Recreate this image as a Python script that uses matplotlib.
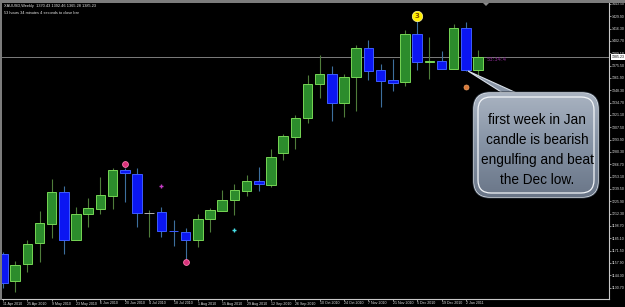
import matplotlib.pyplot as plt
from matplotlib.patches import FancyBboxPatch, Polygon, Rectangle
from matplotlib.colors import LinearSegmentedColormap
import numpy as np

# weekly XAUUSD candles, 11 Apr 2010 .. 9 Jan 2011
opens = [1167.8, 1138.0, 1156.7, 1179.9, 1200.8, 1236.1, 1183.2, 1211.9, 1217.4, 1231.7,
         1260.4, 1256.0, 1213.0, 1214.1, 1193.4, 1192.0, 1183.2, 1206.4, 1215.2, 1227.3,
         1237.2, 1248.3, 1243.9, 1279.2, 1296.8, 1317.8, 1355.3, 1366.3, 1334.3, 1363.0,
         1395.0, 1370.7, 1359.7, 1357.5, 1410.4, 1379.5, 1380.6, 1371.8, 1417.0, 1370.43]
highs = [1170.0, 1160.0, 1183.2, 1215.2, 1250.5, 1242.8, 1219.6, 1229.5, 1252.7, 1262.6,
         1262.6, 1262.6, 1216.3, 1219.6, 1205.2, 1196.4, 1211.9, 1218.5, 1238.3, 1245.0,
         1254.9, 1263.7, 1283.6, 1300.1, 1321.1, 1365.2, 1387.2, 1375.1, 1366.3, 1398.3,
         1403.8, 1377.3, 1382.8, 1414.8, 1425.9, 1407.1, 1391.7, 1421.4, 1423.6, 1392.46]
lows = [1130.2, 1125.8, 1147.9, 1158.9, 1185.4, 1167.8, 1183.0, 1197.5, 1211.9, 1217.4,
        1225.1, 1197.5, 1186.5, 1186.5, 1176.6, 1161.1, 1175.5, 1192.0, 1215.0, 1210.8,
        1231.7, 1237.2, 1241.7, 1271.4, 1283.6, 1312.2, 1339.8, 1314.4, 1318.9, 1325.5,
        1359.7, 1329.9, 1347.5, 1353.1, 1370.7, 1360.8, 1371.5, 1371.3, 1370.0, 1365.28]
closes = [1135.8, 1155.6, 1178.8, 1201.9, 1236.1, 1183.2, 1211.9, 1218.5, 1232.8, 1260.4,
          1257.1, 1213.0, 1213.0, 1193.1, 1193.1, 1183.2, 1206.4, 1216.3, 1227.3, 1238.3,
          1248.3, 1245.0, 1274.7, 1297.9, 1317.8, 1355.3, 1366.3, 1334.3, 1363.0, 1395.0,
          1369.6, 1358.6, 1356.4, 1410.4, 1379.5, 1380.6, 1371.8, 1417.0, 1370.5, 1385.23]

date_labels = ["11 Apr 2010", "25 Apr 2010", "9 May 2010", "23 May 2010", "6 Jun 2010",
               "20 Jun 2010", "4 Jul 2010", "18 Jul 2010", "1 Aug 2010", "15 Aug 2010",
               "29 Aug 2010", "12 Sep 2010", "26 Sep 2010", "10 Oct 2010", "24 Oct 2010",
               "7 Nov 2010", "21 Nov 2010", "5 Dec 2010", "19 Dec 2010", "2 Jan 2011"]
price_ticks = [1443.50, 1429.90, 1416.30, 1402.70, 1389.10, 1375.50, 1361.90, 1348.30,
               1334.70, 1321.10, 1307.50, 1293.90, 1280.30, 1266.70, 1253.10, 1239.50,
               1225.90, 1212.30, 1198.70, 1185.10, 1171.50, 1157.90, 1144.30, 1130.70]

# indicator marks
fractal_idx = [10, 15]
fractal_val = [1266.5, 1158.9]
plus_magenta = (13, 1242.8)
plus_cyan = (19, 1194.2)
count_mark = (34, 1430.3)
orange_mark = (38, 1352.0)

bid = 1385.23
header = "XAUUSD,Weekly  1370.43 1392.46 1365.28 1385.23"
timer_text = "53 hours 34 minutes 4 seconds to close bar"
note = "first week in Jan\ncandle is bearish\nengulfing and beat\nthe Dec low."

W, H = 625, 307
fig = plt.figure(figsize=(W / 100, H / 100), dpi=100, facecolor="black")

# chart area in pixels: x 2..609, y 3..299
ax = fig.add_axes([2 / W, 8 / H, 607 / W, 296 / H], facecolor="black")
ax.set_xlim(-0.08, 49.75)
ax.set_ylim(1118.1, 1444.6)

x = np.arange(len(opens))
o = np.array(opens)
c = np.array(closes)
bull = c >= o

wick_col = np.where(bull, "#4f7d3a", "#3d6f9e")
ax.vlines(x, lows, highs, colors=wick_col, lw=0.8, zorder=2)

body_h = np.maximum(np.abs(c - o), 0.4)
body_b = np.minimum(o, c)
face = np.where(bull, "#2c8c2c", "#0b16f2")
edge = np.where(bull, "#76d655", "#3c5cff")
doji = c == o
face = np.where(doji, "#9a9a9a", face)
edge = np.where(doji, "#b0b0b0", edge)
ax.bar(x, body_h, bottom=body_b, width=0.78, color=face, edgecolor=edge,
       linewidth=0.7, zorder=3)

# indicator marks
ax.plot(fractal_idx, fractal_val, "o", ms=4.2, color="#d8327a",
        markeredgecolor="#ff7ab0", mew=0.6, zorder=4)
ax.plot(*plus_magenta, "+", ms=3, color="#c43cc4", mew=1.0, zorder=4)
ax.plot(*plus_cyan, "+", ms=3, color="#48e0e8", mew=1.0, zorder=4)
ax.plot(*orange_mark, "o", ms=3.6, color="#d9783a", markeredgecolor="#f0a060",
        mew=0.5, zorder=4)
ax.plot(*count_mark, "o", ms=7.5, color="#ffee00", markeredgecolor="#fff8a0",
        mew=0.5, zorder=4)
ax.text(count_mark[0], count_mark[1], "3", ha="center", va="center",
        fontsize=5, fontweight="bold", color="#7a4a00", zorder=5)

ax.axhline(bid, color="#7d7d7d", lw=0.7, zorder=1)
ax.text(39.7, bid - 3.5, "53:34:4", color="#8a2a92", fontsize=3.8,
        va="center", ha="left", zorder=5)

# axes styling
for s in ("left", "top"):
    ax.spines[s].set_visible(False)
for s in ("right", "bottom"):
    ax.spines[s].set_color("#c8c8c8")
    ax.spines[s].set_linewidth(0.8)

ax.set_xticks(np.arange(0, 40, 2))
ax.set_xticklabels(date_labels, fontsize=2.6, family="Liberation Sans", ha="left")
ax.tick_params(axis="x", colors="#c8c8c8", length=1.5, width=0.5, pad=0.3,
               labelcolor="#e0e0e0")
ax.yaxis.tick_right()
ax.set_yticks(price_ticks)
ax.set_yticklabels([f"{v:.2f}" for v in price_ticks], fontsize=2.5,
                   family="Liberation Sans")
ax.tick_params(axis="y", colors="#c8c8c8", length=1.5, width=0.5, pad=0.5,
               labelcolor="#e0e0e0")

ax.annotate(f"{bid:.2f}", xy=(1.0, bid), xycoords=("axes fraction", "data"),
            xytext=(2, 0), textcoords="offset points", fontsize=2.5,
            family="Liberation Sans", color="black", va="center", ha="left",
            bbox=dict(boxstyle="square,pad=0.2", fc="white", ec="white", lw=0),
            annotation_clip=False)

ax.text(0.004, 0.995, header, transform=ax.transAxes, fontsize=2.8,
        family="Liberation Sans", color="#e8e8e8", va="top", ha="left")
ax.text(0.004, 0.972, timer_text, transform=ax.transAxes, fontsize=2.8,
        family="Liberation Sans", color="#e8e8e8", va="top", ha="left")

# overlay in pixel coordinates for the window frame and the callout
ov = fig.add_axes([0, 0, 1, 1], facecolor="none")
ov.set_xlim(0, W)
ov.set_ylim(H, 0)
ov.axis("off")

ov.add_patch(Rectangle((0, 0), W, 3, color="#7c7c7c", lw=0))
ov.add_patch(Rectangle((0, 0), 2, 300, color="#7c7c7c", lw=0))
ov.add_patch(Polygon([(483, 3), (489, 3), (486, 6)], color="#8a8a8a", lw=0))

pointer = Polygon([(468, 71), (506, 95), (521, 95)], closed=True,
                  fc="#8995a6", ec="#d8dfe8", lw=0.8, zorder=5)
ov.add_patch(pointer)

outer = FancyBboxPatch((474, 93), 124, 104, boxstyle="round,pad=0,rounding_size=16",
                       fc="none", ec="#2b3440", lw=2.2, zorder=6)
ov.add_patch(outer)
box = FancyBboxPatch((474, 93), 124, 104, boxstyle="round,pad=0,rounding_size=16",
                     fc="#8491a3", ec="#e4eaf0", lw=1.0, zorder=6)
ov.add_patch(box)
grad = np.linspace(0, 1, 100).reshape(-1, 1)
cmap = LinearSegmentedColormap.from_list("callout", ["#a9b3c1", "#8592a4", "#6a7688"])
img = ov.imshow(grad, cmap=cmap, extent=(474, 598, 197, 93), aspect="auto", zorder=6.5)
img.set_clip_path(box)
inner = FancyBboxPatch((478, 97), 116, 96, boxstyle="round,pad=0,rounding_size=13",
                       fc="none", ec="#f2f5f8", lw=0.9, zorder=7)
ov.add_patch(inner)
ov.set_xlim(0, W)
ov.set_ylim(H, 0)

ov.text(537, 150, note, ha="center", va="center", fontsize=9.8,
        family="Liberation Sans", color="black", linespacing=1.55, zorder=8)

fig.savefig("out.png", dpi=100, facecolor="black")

Set task: Leave out the pictures and repeat exactly the lines from the start of the material through the line that contains "import numpy as np", both included.

Completed task:
Recreate this image as a Python script that uses matplotlib.
import matplotlib.pyplot as plt
from matplotlib.patches import FancyBboxPatch, Polygon, Rectangle
from matplotlib.colors import LinearSegmentedColormap
import numpy as np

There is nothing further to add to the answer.